Ivresse
par C’est Nabum
lundi 10 mars 2025
Jusqu'à la lie
Plutôt que le tirer d'affaire, de lui tendre la main, de le remettre à flot, on le pousse au fond du trou, lui enfonce la tête dans son terrible penchant, lui propose encore et toujours de replonger la gueule grande ouverte dans ce puits sans fond dont il ne peut remonter.
L'ivrogne n'a plus l'ivresse plaisante et grisante. Il se perd à lui-même dans ce dialogue qu'il mène avec ses démons intérieurs. Plus il s'enfonce, plus il abolit les paliers de décompression pour accélérer le plus possible cet effondrement de son jugement. Il plaide coupable en levant le coude par une pratique qui jure avec celle des braves gens.

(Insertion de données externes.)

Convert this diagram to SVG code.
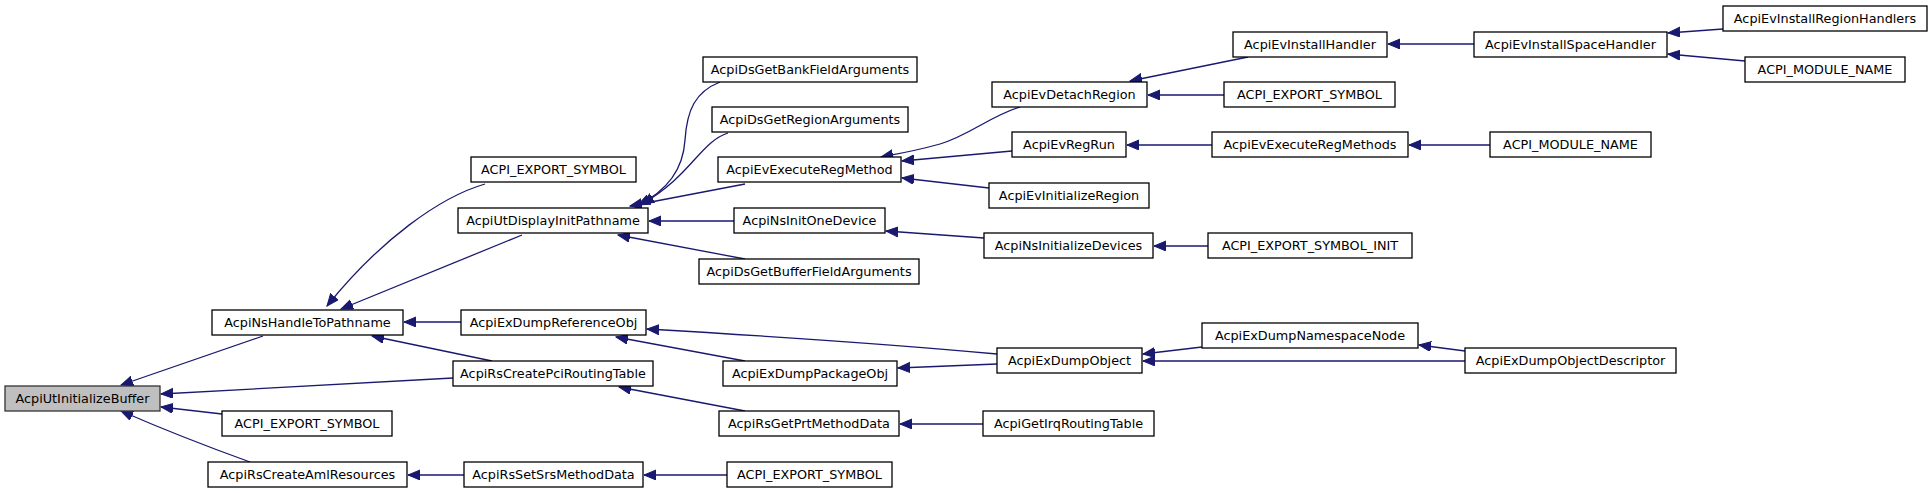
<svg xmlns="http://www.w3.org/2000/svg" width="1932" height="493" viewBox="0 0 1932 493">
<defs>
<marker id="ah" markerUnits="userSpaceOnUse" markerWidth="14" markerHeight="12" refX="12" refY="5" orient="auto">
<path d="M0,0 L12,5 L0,10 z" fill="#191970" stroke="#191970" stroke-width="1"/>
</marker>
<style>
.n rect{fill:#fff;stroke:#000;stroke-width:1.3}
.n.main rect{fill:#bfbfbf;stroke:#333}
.n text{font-family:"DejaVu Sans",sans-serif;font-size:12.8px;text-anchor:middle;fill:#000}
#edges path{fill:none;stroke:#191970;stroke-width:1.3;marker-end:url(#ah)}
</style>
</defs>
<rect width="1932" height="493" fill="#fff"/>
<g id="edges">
<path d="M263,336 L121,385"/>
<path d="M453,378 L161,394"/>
<path d="M222,414 L161,407"/>
<path d="M250,462 C200,444 160,428 121,411"/>
<path d="M485,184 C440,197 380,240 327,306"/>
<path d="M522,235 L341,309"/>
<path d="M461,322 L404,322"/>
<path d="M492,361 L372,336"/>
<path d="M720,82 C695,92 687,110 685,140 C683,172 665,192 638,205"/>
<path d="M728,133 C700,142 692,175 642,204"/>
<path d="M745,184 L630,206"/>
<path d="M734,221 L649,221"/>
<path d="M745,259 L618,235"/>
<path d="M1020,107 C990,116 970,135 940,144 C915,151 897,154 881,157"/>
<path d="M1012,151 L902,161"/>
<path d="M989,188 L902,178"/>
<path d="M984,238 L886,231"/>
<path d="M1248,57 L1130,81"/>
<path d="M1224,95 L1148,95"/>
<path d="M1212,145 L1127,145"/>
<path d="M1208,246 L1154,246"/>
<path d="M1474,44 L1388,44"/>
<path d="M1723,29 L1668,33"/>
<path d="M1745,61 L1668,54"/>
<path d="M1490,145 L1409,145"/>
<path d="M997,354 C900,345 750,335 647,329"/>
<path d="M745,361 L616,337"/>
<path d="M997,364 L898,368"/>
<path d="M1202,347 L1143,354"/>
<path d="M1465,361 L1143,361"/>
<path d="M1465,351 L1419,345"/>
<path d="M745,411 L619,387"/>
<path d="M983,424 L900,424"/>
<path d="M464,475 L408,475"/>
<path d="M727,475 L644,475"/>
</g>
<g id="n0" class="n main"><rect x="5" y="386" width="155" height="25"/><text x="82.5" y="403">AcpiUtInitializeBuffer</text></g>
<g id="n1" class="n"><rect x="212" y="310" width="191" height="25"/><text x="307.5" y="327">AcpiNsHandleToPathname</text></g>
<g id="n2" class="n"><rect x="222" y="411" width="170" height="25"/><text x="307" y="428">ACPI_EXPORT_SYMBOL</text></g>
<g id="n3" class="n"><rect x="208" y="462" width="199" height="25"/><text x="307.5" y="479">AcpiRsCreateAmlResources</text></g>
<g id="n4" class="n"><rect x="471" y="157" width="165" height="25"/><text x="553.5" y="174">ACPI_EXPORT_SYMBOL</text></g>
<g id="n5" class="n"><rect x="458" y="208" width="190" height="25"/><text x="553" y="225">AcpiUtDisplayInitPathname</text></g>
<g id="n6" class="n"><rect x="461" y="310" width="185" height="25"/><text x="553.5" y="327">AcpiExDumpReferenceObj</text></g>
<g id="n7" class="n"><rect x="453" y="361" width="200" height="25"/><text x="553" y="378">AcpiRsCreatePciRoutingTable</text></g>
<g id="n8" class="n"><rect x="464" y="462" width="179" height="25"/><text x="553.5" y="479">AcpiRsSetSrsMethodData</text></g>
<g id="n9" class="n"><rect x="703" y="57" width="214" height="25"/><text x="810" y="74">AcpiDsGetBankFieldArguments</text></g>
<g id="n10" class="n"><rect x="712" y="107" width="196" height="25"/><text x="810" y="124">AcpiDsGetRegionArguments</text></g>
<g id="n11" class="n"><rect x="718" y="157" width="183" height="25"/><text x="809.5" y="174">AcpiEvExecuteRegMethod</text></g>
<g id="n12" class="n"><rect x="734" y="208" width="151" height="25"/><text x="809.5" y="225">AcpiNsInitOneDevice</text></g>
<g id="n13" class="n"><rect x="699" y="259" width="220" height="25"/><text x="809" y="276">AcpiDsGetBufferFieldArguments</text></g>
<g id="n14" class="n"><rect x="723" y="361" width="174" height="25"/><text x="810" y="378">AcpiExDumpPackageObj</text></g>
<g id="n15" class="n"><rect x="719" y="411" width="180" height="25"/><text x="809" y="428">AcpiRsGetPrtMethodData</text></g>
<g id="n16" class="n"><rect x="727" y="462" width="165" height="25"/><text x="809.5" y="479">ACPI_EXPORT_SYMBOL</text></g>
<g id="n17" class="n"><rect x="992" y="82" width="155" height="25"/><text x="1069.5" y="99">AcpiEvDetachRegion</text></g>
<g id="n18" class="n"><rect x="1012" y="132" width="114" height="25"/><text x="1069" y="149">AcpiEvRegRun</text></g>
<g id="n19" class="n"><rect x="989" y="183" width="160" height="25"/><text x="1069" y="200">AcpiEvInitializeRegion</text></g>
<g id="n20" class="n"><rect x="984" y="233" width="169" height="25"/><text x="1068.5" y="250">AcpiNsInitializeDevices</text></g>
<g id="n21" class="n"><rect x="997" y="348" width="145" height="25"/><text x="1069.5" y="365">AcpiExDumpObject</text></g>
<g id="n22" class="n"><rect x="983" y="411" width="171" height="25"/><text x="1068.5" y="428">AcpiGetIrqRoutingTable</text></g>
<g id="n23" class="n"><rect x="1233" y="32" width="154" height="25"/><text x="1310" y="49">AcpiEvInstallHandler</text></g>
<g id="n24" class="n"><rect x="1224" y="82" width="171" height="25"/><text x="1309.5" y="99">ACPI_EXPORT_SYMBOL</text></g>
<g id="n25" class="n"><rect x="1212" y="132" width="196" height="25"/><text x="1310" y="149">AcpiEvExecuteRegMethods</text></g>
<g id="n26" class="n"><rect x="1208" y="233" width="204" height="25"/><text x="1310" y="250">ACPI_EXPORT_SYMBOL_INIT</text></g>
<g id="n27" class="n"><rect x="1202" y="323" width="216" height="25"/><text x="1310" y="340">AcpiExDumpNamespaceNode</text></g>
<g id="n28" class="n"><rect x="1474" y="32" width="193" height="25"/><text x="1570.5" y="49">AcpiEvInstallSpaceHandler</text></g>
<g id="n29" class="n"><rect x="1490" y="132" width="161" height="25"/><text x="1570.5" y="149">ACPI_MODULE_NAME</text></g>
<g id="n30" class="n"><rect x="1465" y="348" width="211" height="25"/><text x="1570.5" y="365">AcpiExDumpObjectDescriptor</text></g>
<g id="n31" class="n"><rect x="1723" y="6" width="204" height="25"/><text x="1825" y="23">AcpiEvInstallRegionHandlers</text></g>
<g id="n32" class="n"><rect x="1745" y="57" width="160" height="25"/><text x="1825" y="74">ACPI_MODULE_NAME</text></g>
</svg>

Qui n'a jamais fauté lui jette la première pierre, celle qu'on s'empressera de lui nouer autour du cou pour le pousser dans ses ultimes retranchements. En apnée, il va se remplir comme une outre qui a mauvais air, et se prend ainsi pour une fontaine dont nulle fable ne sortirait. Il est le dindon de la farce qui se joue à ses dépens, celui dont on trinquera à sa santé durant tout l'été avant de le balancer dès que la bise sera venue.

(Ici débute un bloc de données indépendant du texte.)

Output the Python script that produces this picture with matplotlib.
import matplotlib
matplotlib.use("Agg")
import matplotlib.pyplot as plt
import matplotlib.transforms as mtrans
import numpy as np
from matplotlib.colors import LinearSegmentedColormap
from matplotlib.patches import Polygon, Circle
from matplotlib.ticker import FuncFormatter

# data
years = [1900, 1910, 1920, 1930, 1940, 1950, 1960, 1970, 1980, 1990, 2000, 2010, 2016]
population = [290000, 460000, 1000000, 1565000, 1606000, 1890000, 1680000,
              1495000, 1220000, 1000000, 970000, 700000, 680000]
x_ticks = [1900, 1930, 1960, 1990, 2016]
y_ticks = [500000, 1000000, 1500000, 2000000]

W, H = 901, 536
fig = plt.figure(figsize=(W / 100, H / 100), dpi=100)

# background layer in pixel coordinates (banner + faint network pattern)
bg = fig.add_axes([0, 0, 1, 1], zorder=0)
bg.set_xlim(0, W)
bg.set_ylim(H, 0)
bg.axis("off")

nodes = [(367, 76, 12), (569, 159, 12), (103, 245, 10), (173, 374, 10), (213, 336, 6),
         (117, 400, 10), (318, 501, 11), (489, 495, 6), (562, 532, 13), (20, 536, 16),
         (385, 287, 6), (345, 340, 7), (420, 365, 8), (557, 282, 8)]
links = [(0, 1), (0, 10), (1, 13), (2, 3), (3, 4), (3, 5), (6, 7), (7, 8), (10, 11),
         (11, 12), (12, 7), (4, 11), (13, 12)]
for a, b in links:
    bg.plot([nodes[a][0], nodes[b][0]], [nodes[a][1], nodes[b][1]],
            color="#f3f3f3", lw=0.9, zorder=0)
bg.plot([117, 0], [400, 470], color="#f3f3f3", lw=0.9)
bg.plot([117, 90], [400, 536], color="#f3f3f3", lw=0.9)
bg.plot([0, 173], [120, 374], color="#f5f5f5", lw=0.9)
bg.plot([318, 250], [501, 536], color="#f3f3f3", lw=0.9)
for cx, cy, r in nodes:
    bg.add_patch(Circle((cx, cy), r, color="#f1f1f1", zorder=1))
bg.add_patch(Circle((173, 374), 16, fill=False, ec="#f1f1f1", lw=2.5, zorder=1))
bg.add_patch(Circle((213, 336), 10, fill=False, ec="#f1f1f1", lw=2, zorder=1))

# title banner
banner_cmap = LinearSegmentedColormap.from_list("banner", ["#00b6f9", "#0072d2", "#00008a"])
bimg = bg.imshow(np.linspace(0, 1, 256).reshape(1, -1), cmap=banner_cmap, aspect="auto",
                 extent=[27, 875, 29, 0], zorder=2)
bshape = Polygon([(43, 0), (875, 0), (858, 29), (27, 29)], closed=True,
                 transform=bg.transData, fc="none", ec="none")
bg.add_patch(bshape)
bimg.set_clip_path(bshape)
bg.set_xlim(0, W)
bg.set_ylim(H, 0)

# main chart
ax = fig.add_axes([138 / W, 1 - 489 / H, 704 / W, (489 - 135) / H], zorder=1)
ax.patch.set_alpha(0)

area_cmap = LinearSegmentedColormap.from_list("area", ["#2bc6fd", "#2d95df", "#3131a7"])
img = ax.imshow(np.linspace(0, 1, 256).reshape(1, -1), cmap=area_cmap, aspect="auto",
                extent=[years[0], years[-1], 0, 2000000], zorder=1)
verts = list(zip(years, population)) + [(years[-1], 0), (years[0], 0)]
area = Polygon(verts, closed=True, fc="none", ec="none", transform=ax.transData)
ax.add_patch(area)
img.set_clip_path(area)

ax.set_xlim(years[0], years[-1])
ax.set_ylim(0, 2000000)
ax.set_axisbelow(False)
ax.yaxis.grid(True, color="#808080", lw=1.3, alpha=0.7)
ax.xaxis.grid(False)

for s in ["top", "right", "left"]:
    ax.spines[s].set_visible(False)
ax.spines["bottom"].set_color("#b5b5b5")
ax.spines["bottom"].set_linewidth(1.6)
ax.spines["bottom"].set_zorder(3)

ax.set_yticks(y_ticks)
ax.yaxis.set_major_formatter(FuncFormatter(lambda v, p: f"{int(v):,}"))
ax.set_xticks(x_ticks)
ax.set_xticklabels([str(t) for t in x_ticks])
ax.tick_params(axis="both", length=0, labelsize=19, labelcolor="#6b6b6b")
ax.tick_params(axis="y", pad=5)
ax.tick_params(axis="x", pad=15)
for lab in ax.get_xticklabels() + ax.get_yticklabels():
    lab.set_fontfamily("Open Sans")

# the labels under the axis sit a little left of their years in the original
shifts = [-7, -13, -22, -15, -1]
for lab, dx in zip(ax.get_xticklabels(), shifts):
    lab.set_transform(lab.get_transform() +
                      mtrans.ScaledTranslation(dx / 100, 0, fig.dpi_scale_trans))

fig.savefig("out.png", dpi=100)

Si l'ivrogne amuse aux beaux jours, se baugeant dans sa souille, se vautrant dans ses débordements à l'écart de la buvette, il exaspère quand il importune ceux qui riaient alors de lui quand ceci se déroulait en plein air. Sa proximité cuitée est de celle qui ne se quitte qu'avec dégoût et colère. L'ivresse d'intérieur est à ce titre une plaie aux relents exécrables.

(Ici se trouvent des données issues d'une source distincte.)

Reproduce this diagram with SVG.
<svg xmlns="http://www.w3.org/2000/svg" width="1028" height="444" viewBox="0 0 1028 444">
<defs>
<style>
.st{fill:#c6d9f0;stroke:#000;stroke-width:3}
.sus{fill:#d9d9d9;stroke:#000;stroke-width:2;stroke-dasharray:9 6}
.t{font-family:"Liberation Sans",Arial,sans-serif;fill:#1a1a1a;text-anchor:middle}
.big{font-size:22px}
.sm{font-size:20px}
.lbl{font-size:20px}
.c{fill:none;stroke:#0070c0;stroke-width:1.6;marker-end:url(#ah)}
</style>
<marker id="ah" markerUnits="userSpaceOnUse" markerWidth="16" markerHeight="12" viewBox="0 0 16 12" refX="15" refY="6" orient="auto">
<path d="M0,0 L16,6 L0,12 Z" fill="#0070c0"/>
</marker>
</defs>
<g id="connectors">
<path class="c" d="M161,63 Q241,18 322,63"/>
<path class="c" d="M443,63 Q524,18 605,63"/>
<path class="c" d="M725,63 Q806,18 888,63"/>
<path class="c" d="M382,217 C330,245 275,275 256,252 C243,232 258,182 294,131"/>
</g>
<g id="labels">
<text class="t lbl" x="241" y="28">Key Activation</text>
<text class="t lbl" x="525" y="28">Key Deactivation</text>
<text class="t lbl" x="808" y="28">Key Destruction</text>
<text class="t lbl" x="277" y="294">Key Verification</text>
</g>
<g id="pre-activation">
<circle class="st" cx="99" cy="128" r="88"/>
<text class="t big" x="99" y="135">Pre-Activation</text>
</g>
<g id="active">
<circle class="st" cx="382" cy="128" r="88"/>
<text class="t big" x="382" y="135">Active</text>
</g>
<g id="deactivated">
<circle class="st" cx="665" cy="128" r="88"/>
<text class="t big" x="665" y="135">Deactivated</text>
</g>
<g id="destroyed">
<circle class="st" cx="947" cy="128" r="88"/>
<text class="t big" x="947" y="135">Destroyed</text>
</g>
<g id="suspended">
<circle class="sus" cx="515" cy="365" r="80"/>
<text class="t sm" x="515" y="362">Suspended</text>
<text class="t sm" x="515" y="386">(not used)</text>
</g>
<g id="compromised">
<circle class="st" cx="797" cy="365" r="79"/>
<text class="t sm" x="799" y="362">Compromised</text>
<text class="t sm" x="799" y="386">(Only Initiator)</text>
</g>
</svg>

Tandis qu'il tire au cœur, le chœur des bonnes consciences se gausse de l'épave et fait alors étalage de son manque de cœur. L'ivrogne devient le bouc émissaire, l'outrecuidant de la face noire de ces dérives possibles que les bien buvants s'épargnent en société. On vomit sur lui les pires insanités sans même faire preuve de la plus petite compassion.
Il est vrai que l'imbibé peut se montrer déplaisant, avoir le vin mauvais, l'insulte au bout des lèvres ou le coup de poing qui le démange. Celui-là est le pire des repoussoirs, l'épave dont il n'est plus rien à tirer. Son contraire, dans son délire joyeux sera un temps l'objet de toutes les railleries jusqu'à ce que la mesure dépassée, il finisse par n'être plus drôle du tout.
Curieusement pourtant, en dépit de toutes ces préventions contre lui, les vins d'honneur, les apéros et les pots ne cessent d'agrémenter toutes nos réunions, célébrations, rencontres ; à croire que l'on tend la perche ou la flûte pour que dans le lot des convives quelqu'un succombe pour se démarquer de la majorité de ceux qui savent se tenir, boire en société en gardant le cap.
L'ivrogne serait ainsi une sorte de ligne rouge, un repère pour ne pas franchir le verre de trop de ce vin rubis qu'on vous offre. Tant qu'il ne se manifeste pas, chacun peut poursuivre son alcoolisation convenable jusqu'à ce qu'il déclenche le signal d'alarme. La dose a été dépassée par l'un de nous, il est temps de faire preuve de modération sans la moindre parcimonie pour les acrimonies à son encontre.
C'est une forme de jeu du chat et de la souris dans lequel un seul trinque pour tous les autres. On lui cloue le bec après son ultime canard. Il fut ce chêne qui rompit tandis que tous les autres buvaient à la paille le petit lait de leur médisance. Puis le loup sort de la gueule de bois et le pic vert s'en donne à cœur joie pour anéantir celui à qui tous ont tourné la dose prescrite…
L'incohérence de mon propos me pousse à croire que c'est peut-être moi qui ai poussé le bouchon trop loin. Je vais tenter d'en savoir plus dans le regard que me jetteront ce matin les survivants.